In practice that doesn’t always work… I’ve seen cases where (a) the answer is in the RAG but the model can’t find it because it didn’t use the right search terms-embeddings and vector search reduces the incidence of that but cannot eliminate it; (b) the model decided not to use the search tool because it thought the answer was so obvious that tool use was unnecessary; (c) model doubts, rejects, or forgets the tool call results because they contradict the weights; (d) contradictions between data in weights and data in RAG produce contradictory or ineloquent output; (e) the data in the RAG is overly diffuse and the tool fails to surface enough of it to produce the kind of synthesis of it all which you’d get if the same info was in the weights
This is especially the case when the facts have changed radically since the model was trained, e.g. “who is the Supreme Leader of Iran?”
> We'll get there eventually. Keep in mind that the brain is now about 300k years into fine-tuning itself as this species classified as homo sapiens. LLMs haven't even been around for 5 years yet.
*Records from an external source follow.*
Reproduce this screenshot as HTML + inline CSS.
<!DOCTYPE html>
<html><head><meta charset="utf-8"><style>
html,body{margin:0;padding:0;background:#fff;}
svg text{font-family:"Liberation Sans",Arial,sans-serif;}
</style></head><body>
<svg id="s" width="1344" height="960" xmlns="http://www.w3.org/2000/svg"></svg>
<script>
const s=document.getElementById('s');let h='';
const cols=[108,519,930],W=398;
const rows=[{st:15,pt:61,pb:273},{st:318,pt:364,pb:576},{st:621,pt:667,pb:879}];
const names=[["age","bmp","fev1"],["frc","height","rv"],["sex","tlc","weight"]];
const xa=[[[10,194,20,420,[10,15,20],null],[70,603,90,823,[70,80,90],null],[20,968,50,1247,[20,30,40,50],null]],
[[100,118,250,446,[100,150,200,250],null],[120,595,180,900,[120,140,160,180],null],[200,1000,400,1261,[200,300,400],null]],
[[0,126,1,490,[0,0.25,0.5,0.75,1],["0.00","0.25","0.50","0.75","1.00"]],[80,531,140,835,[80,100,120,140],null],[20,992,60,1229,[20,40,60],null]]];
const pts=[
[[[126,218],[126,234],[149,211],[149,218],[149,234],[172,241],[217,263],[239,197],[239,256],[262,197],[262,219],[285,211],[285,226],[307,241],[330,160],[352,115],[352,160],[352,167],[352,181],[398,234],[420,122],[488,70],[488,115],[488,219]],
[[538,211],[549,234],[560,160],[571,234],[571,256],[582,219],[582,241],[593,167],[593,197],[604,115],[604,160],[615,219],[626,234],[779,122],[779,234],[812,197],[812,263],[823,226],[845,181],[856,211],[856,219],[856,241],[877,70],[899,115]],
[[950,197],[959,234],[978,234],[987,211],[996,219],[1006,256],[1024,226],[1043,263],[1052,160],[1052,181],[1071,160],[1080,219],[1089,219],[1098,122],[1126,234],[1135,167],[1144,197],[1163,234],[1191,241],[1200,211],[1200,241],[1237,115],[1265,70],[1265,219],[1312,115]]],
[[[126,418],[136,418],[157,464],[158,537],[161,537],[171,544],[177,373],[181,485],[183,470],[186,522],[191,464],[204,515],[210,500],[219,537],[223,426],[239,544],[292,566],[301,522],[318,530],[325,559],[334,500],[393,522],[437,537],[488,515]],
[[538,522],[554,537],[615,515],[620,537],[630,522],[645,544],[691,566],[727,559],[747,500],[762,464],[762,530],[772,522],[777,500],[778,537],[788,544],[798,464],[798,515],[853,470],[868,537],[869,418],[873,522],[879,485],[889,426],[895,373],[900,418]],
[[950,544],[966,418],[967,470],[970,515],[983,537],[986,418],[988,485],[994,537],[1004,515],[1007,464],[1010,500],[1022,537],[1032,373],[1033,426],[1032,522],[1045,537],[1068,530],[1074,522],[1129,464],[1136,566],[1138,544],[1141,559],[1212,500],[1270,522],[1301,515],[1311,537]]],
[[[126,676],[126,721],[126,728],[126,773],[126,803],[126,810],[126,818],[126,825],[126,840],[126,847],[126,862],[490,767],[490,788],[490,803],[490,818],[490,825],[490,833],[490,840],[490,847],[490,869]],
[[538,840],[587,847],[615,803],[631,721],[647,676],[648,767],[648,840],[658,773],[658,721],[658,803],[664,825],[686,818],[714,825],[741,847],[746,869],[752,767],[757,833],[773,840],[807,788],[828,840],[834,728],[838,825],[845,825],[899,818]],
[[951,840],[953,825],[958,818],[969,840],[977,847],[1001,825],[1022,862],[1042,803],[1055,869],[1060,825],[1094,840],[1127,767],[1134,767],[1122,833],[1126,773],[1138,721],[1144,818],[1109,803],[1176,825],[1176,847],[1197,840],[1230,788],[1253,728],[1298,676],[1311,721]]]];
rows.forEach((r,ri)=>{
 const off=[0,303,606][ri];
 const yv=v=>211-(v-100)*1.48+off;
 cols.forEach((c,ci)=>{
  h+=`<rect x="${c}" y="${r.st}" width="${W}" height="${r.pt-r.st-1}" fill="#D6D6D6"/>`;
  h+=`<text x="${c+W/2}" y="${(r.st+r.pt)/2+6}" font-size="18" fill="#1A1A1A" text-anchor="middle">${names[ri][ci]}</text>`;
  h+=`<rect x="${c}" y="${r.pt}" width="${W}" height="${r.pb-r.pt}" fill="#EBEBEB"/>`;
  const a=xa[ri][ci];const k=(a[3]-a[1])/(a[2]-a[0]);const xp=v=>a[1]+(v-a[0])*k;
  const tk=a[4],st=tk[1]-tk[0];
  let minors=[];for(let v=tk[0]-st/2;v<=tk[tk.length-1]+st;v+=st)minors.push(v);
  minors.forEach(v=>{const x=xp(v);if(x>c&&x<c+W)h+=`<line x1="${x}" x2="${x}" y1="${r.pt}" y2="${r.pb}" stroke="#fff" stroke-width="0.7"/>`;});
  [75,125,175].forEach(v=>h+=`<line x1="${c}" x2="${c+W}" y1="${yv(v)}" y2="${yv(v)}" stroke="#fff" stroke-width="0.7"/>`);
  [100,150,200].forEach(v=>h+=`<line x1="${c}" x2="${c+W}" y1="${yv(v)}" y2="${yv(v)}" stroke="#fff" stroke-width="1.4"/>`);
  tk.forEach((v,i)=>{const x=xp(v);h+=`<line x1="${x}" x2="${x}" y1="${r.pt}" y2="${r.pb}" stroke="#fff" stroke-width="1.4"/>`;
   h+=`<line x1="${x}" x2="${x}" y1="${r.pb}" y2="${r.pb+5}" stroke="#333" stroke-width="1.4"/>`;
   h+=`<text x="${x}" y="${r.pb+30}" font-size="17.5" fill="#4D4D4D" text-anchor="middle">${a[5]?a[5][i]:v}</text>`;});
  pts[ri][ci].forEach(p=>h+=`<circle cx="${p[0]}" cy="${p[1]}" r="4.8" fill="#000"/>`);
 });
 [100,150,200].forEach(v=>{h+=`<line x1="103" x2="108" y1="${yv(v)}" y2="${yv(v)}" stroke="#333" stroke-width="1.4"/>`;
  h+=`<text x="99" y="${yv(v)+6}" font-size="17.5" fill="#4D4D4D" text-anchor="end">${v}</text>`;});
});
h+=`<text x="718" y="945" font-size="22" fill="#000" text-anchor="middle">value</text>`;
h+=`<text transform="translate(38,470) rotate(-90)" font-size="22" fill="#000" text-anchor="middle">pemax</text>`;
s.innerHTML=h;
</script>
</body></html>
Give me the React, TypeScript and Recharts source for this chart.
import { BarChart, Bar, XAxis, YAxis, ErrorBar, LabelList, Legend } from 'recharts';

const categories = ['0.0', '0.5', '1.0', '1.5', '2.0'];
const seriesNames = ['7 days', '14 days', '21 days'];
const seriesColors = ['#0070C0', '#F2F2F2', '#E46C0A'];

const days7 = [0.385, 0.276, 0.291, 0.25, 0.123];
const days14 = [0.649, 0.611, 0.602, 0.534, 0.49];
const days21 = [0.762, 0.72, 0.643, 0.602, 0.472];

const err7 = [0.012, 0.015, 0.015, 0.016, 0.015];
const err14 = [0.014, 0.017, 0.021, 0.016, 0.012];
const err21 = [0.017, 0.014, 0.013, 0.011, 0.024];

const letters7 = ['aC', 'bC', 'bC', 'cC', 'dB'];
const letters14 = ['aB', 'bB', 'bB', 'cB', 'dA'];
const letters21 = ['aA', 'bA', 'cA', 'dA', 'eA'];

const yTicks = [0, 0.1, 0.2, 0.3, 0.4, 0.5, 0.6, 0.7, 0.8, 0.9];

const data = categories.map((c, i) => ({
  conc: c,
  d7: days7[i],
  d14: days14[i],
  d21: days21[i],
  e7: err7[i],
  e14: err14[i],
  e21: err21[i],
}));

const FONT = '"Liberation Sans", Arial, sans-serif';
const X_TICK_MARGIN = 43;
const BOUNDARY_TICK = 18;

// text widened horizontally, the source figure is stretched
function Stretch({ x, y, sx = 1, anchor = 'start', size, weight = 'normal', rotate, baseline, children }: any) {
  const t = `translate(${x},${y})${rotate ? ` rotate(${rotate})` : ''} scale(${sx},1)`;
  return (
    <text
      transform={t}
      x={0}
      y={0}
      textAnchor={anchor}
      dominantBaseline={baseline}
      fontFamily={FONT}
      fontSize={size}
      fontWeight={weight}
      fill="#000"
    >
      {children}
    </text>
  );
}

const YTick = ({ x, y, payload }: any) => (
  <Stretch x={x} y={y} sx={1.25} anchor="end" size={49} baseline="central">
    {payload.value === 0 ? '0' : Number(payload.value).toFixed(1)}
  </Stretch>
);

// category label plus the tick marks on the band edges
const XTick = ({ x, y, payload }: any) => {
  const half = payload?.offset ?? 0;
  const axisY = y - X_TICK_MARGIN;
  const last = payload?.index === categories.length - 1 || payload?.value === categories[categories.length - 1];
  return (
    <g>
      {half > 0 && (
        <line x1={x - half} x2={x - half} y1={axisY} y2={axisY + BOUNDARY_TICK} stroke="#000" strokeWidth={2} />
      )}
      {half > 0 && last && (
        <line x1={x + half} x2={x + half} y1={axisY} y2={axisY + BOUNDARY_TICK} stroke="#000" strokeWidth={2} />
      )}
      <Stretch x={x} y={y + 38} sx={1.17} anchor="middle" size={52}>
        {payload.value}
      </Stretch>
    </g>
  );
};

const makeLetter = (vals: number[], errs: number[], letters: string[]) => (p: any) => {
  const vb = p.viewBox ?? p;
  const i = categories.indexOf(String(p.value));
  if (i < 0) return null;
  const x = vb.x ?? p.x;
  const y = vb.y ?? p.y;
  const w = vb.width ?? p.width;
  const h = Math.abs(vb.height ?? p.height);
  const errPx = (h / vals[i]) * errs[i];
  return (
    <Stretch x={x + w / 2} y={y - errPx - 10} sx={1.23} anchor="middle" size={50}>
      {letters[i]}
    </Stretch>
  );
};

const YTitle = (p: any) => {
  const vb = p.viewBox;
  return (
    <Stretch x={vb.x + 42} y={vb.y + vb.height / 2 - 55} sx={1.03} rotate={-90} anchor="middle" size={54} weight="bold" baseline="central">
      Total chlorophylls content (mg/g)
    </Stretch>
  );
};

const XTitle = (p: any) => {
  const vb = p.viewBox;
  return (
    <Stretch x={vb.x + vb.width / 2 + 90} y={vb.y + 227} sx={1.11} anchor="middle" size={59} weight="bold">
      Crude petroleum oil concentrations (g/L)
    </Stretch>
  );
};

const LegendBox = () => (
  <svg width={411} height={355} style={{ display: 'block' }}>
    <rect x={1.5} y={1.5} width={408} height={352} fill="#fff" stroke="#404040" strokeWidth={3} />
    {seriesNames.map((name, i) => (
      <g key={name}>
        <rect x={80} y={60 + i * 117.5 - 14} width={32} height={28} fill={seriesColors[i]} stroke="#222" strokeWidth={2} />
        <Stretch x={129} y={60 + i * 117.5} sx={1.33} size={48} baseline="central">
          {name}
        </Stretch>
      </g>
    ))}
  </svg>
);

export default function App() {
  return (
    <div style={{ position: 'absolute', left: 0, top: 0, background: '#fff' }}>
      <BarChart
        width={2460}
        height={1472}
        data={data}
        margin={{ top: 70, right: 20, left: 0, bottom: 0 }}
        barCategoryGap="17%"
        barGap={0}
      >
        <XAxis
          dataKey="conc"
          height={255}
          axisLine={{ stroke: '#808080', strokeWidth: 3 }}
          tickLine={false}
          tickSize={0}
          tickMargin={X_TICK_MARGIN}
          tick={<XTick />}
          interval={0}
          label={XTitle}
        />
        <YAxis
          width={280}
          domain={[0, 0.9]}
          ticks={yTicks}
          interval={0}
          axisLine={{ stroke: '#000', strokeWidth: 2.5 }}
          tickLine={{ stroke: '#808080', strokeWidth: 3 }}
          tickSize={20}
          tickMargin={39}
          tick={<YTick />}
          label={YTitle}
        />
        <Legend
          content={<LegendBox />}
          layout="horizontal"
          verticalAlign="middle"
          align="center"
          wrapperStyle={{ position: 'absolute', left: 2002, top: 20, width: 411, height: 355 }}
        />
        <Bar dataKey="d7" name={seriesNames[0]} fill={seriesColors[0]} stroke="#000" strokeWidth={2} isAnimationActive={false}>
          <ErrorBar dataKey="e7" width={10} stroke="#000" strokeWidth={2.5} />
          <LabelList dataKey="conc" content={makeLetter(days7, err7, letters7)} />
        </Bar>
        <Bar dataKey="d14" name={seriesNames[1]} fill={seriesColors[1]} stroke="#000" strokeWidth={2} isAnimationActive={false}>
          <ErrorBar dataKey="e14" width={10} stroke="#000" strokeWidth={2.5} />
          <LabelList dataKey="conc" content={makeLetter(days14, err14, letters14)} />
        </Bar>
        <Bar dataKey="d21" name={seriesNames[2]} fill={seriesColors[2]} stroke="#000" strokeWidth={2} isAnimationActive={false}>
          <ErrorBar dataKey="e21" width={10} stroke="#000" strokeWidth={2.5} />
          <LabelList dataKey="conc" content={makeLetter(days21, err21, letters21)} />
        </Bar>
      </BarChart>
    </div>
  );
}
We probably will eventually-but I doubt we’ll get there purely by scaling existing approaches-more likely, novel ideas nobody has even thought of yet will prove essential, and a human-level AI model will have radical architectural differences from the current generation
AlphaZero isn’t a LLM. There are Feed Forward networks, recurrent networks, convolutional networks, transformer networks, generative adversarial networks.
Brains have many different regions each with different architectures. None of them work like LLMs. Not even our language centres are structured or trained anything like LLMs.
Language came after conceptual modeling of the world around us. We're surrounded by social species with theory of mind and even the ability to recognise themselves and communicate with each other, but none of them have language. Even the communications faculties they have operate in completely different parts of their brains than ours with completely different structure. Actually we still have those parts of the brain too.
Conceptual representation and modeling came first, then language came along to communicate those concepts. LLMs are the other way around, linguistic tokens come first and they just stream out more of them.
This is why Noam Chomsky was adamant that what LLMs are actually doing in terms of architecture and function has nothing to do with language. At first I thought he must be wrong, he mustn't know how these things work, but the more I dug into it the more I realised he was right. He did know, and he was analysing this as a linguist with a deep understanding of the cognitive processes of language.
To say that brains are language models you have to ditch completely what the term language model actually means in AI research.
That's irrelevant though, since all the above are still prediction machines based on weights.
If you're ok with the brain being that, then you just changed the architecture (from LLM-like), not the concept.
An LLM is a specific neural architectural structure and training process. Brains are also neural networks, but they are otherwise nothing at all like LLMs and don't function the ways LLMs do architecturally other than being neural networks.
We do not have all the answers or a complete understanding of everything.